The holidays are plenty stressful as it stands. Putting more pressure is not going to make things move smoothly either. A conversation is needed. That way, expectations are not dashed and relationships broken prematurely. (Not discounting the many relationships that shouldn’t have started and are mercifully put to rest this time of year)
Talk to your date. Talk to your significant other. Don’t hold punches or get petty. Speak as a sane rational normal human being and share your understanding of what you’d like to have happen during the holiday season.
Imagine that. Talking
Not the talking at or down to the other. Just frank open dialog with the person you say you love… or care deeply about. You’d probably surprise yourself to find out they’re on the same page as you are.
Many times, it’s that fear of the unknown that rears it’s ugly head and messes things up. Fear that the signal being sent by meeting the family is that things are definitely heating up straight down the aisle. By talking, you’d find out the other isn’t ready to dash to the altar. Maybe, they’re ok with not meeting the family yet.
Why break up because you’re not talking openly.
Wait… people do talk, ya know
Yes. People talk. Some talk with hidden agendas.
Of course I don’t expect to meet your family, we just started silly… but how dare you not assume I wanted to meet them
Others talk openly and find out that the other is not on the same page as they are. That’s fine. Better to find out late than too late or never. Although it would have been nice to find out before feelings were caught. But that’s life.
It’s not often easy to say to someone “hey, I feel you and just want a three month fling”. But if that’s what you’re about, say so. And if along the way, you change your mind, say so too.
Being open and understanding where one stands makes a big difference.
So, what do you do if you’re getting dumped during the holidays?
This is not relationship advice here(that can be arranged for an epic post at a later date). But, if you’re getting dumped right before or during the holiday madness, it’s not the end of the world. You were spared far worse. No thinking you’re safe and things are going super well and find out on January 3rd you’re left behind just like the New Year’s resolution they promised to keep.
They’re not for you. Does not say you’re bad or unlovable or horrible. Just not the person they need. Now you’re free to enjoy the holidays on your term on your turf and start the new year fresh. Sure, that sounds cold and callus. But it’s not any less true.

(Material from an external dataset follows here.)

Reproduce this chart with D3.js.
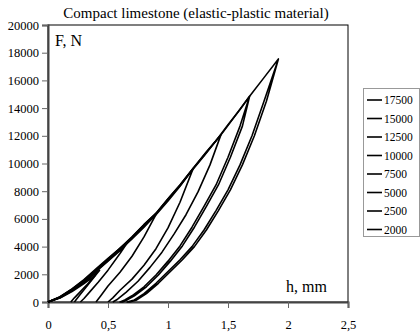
<!DOCTYPE html>
<html><head><meta charset="utf-8">
<script src="https://cdn.jsdelivr.net/npm/d3@7"></script>
<style>body{margin:0;background:#fff}svg{display:block}text{font-family:"Liberation Serif","Tinos","Times New Roman","DejaVu Serif",serif}</style>
</head><body>
<svg id="c" width="420" height="332"></svg>
<script>
// ---- data (h in mm, F in N) ----
const seriesNames = ["17500","15000","12500","10000","7500","5000","2500","2000"];
const xTicks = [0, 0.5, 1, 1.5, 2, 2.5];
const xTickLabels = ["0","0,5","1","1,5","2","2,5"];
const yTicks = [0,2000,4000,6000,8000,10000,12000,14000,16000,18000,20000];

const h17500 = [0,0.1,0.2,0.3,0.4,0.5,0.58,0.67,0.77,0.905,1.02,1.1,1.21,1.32,1.44,1.56,1.68,1.8,1.92,
                1.8,1.7,1.6,1.5,1.4,1.3,1.2,1.1,1.0,0.9,0.8,0.72,0.66,
                0.68,0.74,0.82,0.92,1.02,1.12,1.22,1.32,1.42,1.52,1.62,1.72,1.82,1.92];
const f17500 = [0,380,950,1620,2400,3150,3720,4400,5300,6450,7650,8450,9650,10850,12050,13450,14850,16200,17550,
                14500,12000,9900,8100,6600,5200,4000,3050,2200,1350,600,150,0,
                0,150,600,1350,2200,3050,4000,5200,6600,8100,9900,12000,14500,17550];
const h15000 = [0,0.1,0.2,0.3,0.4,0.5,0.6,0.7,0.8,0.9,1.0,1.1,1.2,1.3,1.4,1.5,1.6,1.68,
                1.6,1.5,1.4,1.3,1.2,1.1,1.0,0.9,0.8,0.7,0.64,0.6,
                0.62,0.66,0.72,0.82,0.92,1.02,1.12,1.22,1.32,1.42,1.52,1.62,1.68];
const f15000 = [0,350,900,1550,2300,3050,3850,4650,5550,6350,7400,8400,9500,10550,11650,12800,13900,14850,
                12700,10450,8450,6900,5400,4050,2950,1950,1100,450,150,0,
                0,150,450,1100,1950,2950,4050,5400,6900,8450,10450,12700,14850];
const h12500 = [0,0.1,0.2,0.3,0.4,0.5,0.6,0.7,0.8,0.9,1.0,1.1,1.2,1.3,1.44,
                1.35,1.25,1.15,1.05,0.95,0.85,0.75,0.65,0.58,0.54];
const f12500 = [0,360,920,1580,2330,3100,3900,4700,5600,6400,7450,8450,9550,10600,12050,
                9900,7950,6300,4900,3600,2500,1500,700,200,0];
const h10000 = [0,0.1,0.2,0.3,0.4,0.5,0.6,0.7,0.8,0.9,1.0,1.1,1.21,
                1.1,1.0,0.9,0.8,0.7,0.6,0.54,0.5];
const f10000 = [0,340,880,1520,2270,3020,3800,4600,5450,6300,7300,8350,9650,
                7200,5350,3850,2650,1650,850,300,0];
const h7500 = [0,0.1,0.2,0.3,0.4,0.5,0.6,0.7,0.8,0.905,
               0.8,0.7,0.6,0.5,0.44,0.4];
const f7500 = [0,330,860,1480,2220,2980,3750,4550,5400,6400,
               4700,3300,2150,1150,450,0];
const h5000 = [0,0.1,0.2,0.3,0.4,0.5,0.6,0.67,
               0.6,0.5,0.42,0.35,0.3,0.27];
const f5000 = [0,320,840,1450,2200,2950,3700,4400,
               3500,2300,1450,750,250,0];
const h2500 = [0,0.1,0.2,0.3,0.43,
               0.37,0.31,0.26,0.22];
const f2500 = [0,310,800,1400,2300,
               1650,1000,450,0];
const h2000 = [0,0.1,0.2,0.3,0.39,
               0.33,0.27,0.22,0.19];
const f2000 = [0,290,760,1330,1900,
               1300,750,300,0];
const seriesH = [h17500,h15000,h12500,h10000,h7500,h5000,h2500,h2000];
const seriesF = [f17500,f15000,f12500,f10000,f7500,f5000,f2500,f2000];

// ---- drawing ----
const svg = d3.select("#c");
const L = 48, R = 348, T = 25, B = 302;
const x = d3.scaleLinear().domain([0, 2.5]).range([L, R]);
const y = d3.scaleLinear().domain([0, 20000]).range([B, T]);
const serif = '"Liberation Serif","Tinos","Times New Roman","DejaVu Serif",serif';

// plot border
svg.append("rect").attr("x", L).attr("y", T).attr("width", R - L).attr("height", B - T)
  .attr("fill", "none").attr("stroke", "#000").attr("stroke-width", 1);

// axes
const xAxis = svg.append("g").attr("transform", `translate(0,${B})`)
  .call(d3.axisBottom(x).tickValues(xTicks).tickSize(6).tickPadding(12)
    .tickFormat((d, i) => xTickLabels[i]));
const yAxis = svg.append("g").attr("transform", `translate(${L},0)`)
  .call(d3.axisLeft(y).tickValues(yTicks).tickSize(6).tickPadding(3).tickFormat(d3.format("d")));
[xAxis, yAxis].forEach(g => {
  g.attr("font-family", null).attr("font-size", 12.5);
  g.select(".domain").attr("stroke", "#444").attr("stroke-width", 2);
  g.selectAll(".tick line").attr("stroke", "#666");
  g.selectAll("text").style("font-family", serif).attr("fill", "#000");
});

// curves
const line = d3.line().x(d => x(d[0])).y(d => y(d[1]));
seriesNames.forEach((name, i) => {
  const pts = seriesH[i].map((h, j) => [h, seriesF[i][j]]);
  svg.append("path").datum(pts).attr("d", line)
    .attr("fill", "none").attr("stroke", "#000").attr("stroke-width", 1.6)
    .attr("stroke-linejoin", "round");
});

// title & axis names
svg.append("text").attr("x", 196).attr("y", 18).attr("text-anchor", "middle")
  .attr("font-size", 15).style("font-family", serif).text("Compact limestone (elastic-plastic material)");
svg.append("text").attr("x", 55).attr("y", 46)
  .attr("font-size", 16).style("font-family", serif).text("F, N");
svg.append("text").attr("x", 327).attr("y", 292).attr("text-anchor", "end")
  .attr("font-size", 16).style("font-family", serif).text("h, mm");

// legend
const lg = svg.append("g");
lg.append("rect").attr("x", 363.5).attr("y", 88.5).attr("width", 56).attr("height", 148)
  .attr("fill", "#fff").attr("stroke", "#999");
seriesNames.forEach((name, i) => {
  const cy = 100 + i * 18.5;
  lg.append("line").attr("x1", 367).attr("x2", 382).attr("y1", cy).attr("y2", cy)
    .attr("stroke", "#000").attr("stroke-width", 1.6);
  lg.append("text").attr("x", 384).attr("y", cy + 4)
    .attr("font-size", 11.5).style("font-family", serif).text(name);
});
</script>
</body></html>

Here is the nicer version. It sucks to have your heart broken during the holidays. Thankfully, humans do heal and bounce back. This is not how all your future holidays will look and now the jerk is out of your life. Time to move on and be your better self.

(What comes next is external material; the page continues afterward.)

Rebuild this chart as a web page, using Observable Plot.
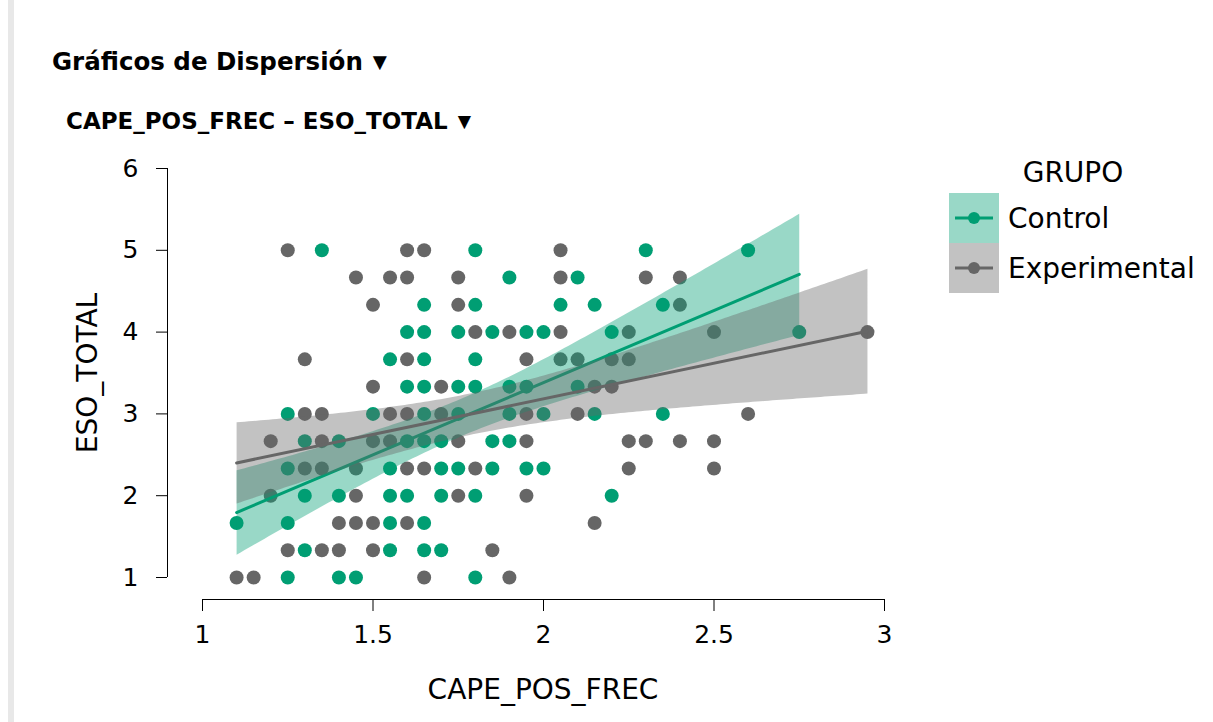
<!DOCTYPE html>
<html><head><meta charset="utf-8">
<script src="https://cdn.jsdelivr.net/npm/d3@7"></script>
<script src="https://cdn.jsdelivr.net/npm/@observablehq/plot@0.6"></script>
<style>
body{margin:0;background:#fff;font-family:"DejaVu Sans",sans-serif;width:1213px;height:722px;overflow:hidden;position:relative}
#bar{position:absolute;left:8px;top:0;width:6px;height:722px;background:#e8e8e8}
#t1{position:absolute;left:52px;top:47px;font-weight:bold;font-size:24.5px;color:#000;white-space:nowrap}
#t2{position:absolute;left:66px;top:108px;font-weight:bold;font-size:23px;color:#000;white-space:nowrap}
.tri{font-size:0.75em;margin-left:10px;position:relative;top:-2px}
#chart{position:absolute;left:0;top:130px}
#legend{position:absolute;left:940px;top:140px}
</style>
</head><body>
<div id="bar"></div>
<div id="t1">Gráficos de Dispersión<span class="tri">▼</span></div>
<div id="t2">CAPE_POS_FREC – ESO_TOTAL<span class="tri">▼</span></div>
<div id="chart"></div>
<div id="legend"></div>
<script>
const groups = ["Control", "Experimental"];
const groupColors = ["#009E73", "#666666"];
const xTicks = [1, 1.5, 2, 2.5, 3];
const yTicks = [1, 2, 3, 4, 5, 6];
const xLabel = "CAPE_POS_FREC";
const yLabel = "ESO_TOTAL";
const legendTitle = "GRUPO";

// y value of each row of points (top to bottom)
const yLevels = [5, 4.667, 4.333, 4, 3.667, 3.333, 3, 2.667, 2.333, 2, 1.667, 1.333, 1];
// x values of the points in each row
const controlRows = [
  [1.35, 1.8, 2.3, 2.6],
  [1.9, 2.1],
  [1.65, 1.8, 2.05, 2.15, 2.35],
  [1.6, 1.65, 1.75, 1.85, 1.95, 2.0, 2.2, 2.75],
  [1.55, 1.65, 1.8],
  [1.6, 1.65, 1.75, 1.8, 1.9, 1.95, 2.1],
  [1.25, 1.5, 1.65, 1.75, 1.9, 2.0, 2.15, 2.35],
  [1.3, 1.4, 1.6, 1.65, 1.7, 1.85, 1.9],
  [1.25, 1.55, 1.7, 1.75, 1.85, 1.95, 2.0],
  [1.3, 1.4, 1.55, 1.6, 1.7, 1.8, 2.2],
  [1.1, 1.25, 1.55, 1.65],
  [1.3, 1.55, 1.65, 1.7],
  [1.25, 1.4, 1.45, 1.8]
];
const experimentalRows = [
  [1.25, 1.6, 1.65, 2.05],
  [1.45, 1.55, 1.6, 1.75, 2.05, 2.3, 2.4],
  [1.5, 1.75, 2.4],
  [1.8, 1.9, 2.05, 2.25, 2.5, 2.95],
  [1.3, 1.6, 1.95, 2.05, 2.1, 2.2, 2.25],
  [1.5, 1.7, 2.15, 2.2],
  [1.3, 1.35, 1.55, 1.6, 1.7, 1.95, 2.1, 2.6],
  [1.2, 1.35, 1.5, 1.55, 1.75, 1.95, 2.25, 2.3, 2.4, 2.5],
  [1.3, 1.35, 1.45, 1.6, 1.65, 1.8, 2.25, 2.5],
  [1.2, 1.45, 1.75, 1.95],
  [1.4, 1.45, 1.5, 1.6, 2.15],
  [1.25, 1.35, 1.4, 1.5, 1.85],
  [1.1, 1.15, 1.65, 1.9]
];

const data = [];
[controlRows, experimentalRows].forEach((rows, gi) => {
  rows.forEach((xs, ri) => xs.forEach(x => data.push({group: groups[gi], x, y: yLevels[ri]})));
});

const FONT = "DejaVu Sans";
const chart = Plot.plot({
  width: 920, height: 585,
  marginLeft: 167, marginRight: 36, marginTop: 38, marginBottom: 116,
  style: {fontFamily: FONT, fontSize: "25px", color: "#000", background: "transparent", overflow: "visible"},
  x: {domain: [1, 3], insetLeft: 35},
  y: {domain: [1, 6], insetBottom: 22},
  color: {domain: groups, range: groupColors},
  marks: [
    Plot.ruleX([1], {y1: 1, y2: 6, dx: -35, stroke: "#000", strokeWidth: 1}),
    Plot.ruleY([1], {x1: 1, x2: 3, dy: 22, stroke: "#000", strokeWidth: 1}),
    Plot.axisX({ticks: xTicks, tickSize: 12, tickPadding: 14, fontSize: 25, label: null, tickFormat: d => String(d)}),
    Plot.axisY({ticks: yTicks, tickSize: 11, tickPadding: 18, fontSize: 25, label: null, tickFormat: d => String(d)}),
    Plot.text([xLabel], {frameAnchor: "bottom", dx: 17, dy: 91, fontSize: 28, lineAnchor: "middle"}),
    Plot.text([yLabel], {frameAnchor: "left", dx: -79, dy: -11, rotate: -90, fontSize: 28, textAnchor: "middle", lineAnchor: "middle"}),
    Plot.dot(data, {x: "x", y: "y", fill: "group", r: 7, stroke: "none"}),
    Plot.linearRegressionY(data, {x: "x", y: "y", stroke: "group", fill: "group", fillOpacity: 0.4, strokeWidth: 3})
  ]
});
document.getElementById("chart").appendChild(chart);

// legend
const lg = d3.select("#legend").append("svg").attr("width", 273).attr("height", 170)
  .style("font-family", FONT);
lg.append("text").attr("x", 133).attr("y", 42).attr("text-anchor", "middle").attr("font-size", 28).text(legendTitle);
groups.forEach((g, i) => {
  const top = 53 + i * 50;
  lg.append("rect").attr("x", 9).attr("y", top).attr("width", 50).attr("height", 50)
    .attr("fill", groupColors[i]).attr("fill-opacity", 0.4);
  lg.append("line").attr("x1", 15).attr("x2", 53).attr("y1", top + 25).attr("y2", top + 25)
    .attr("stroke", groupColors[i]).attr("stroke-width", 3);
  lg.append("circle").attr("cx", 34).attr("cy", top + 25).attr("r", 6).attr("fill", groupColors[i]);
  lg.append("text").attr("x", 68).attr("y", top + 35).attr("font-size", 28).text(g);
});
</script>
</body></html>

Ok. Got it. Jitters though?
Yeah. Many do these rash decisions are based on fear. The topic of another blog post. They rushed into love because it was cuffing season and now the bill is due, they’re scared, and want out. So they bail.
Holidays have so many rituals, habits, and so many loved ones involved. Some just can’t handle it all at once. Even the married folks have that issue, but on a different scale for a different blog post (which families to attend first, what gifts to get or regift, how long to visit, etc). Let’s not forget the couples who happen to roll into the holiday season in the middle of a huge weeks long battle that they don’t want anyone to see… because they’ll resolve it eventually and don’t want outsiders meddling. But I digress.
Love has many perspectives. Just make sure you and yours are on the same wavelength and this holiday season will be one of joy and festivities instead of unanswered questions soaked in tears.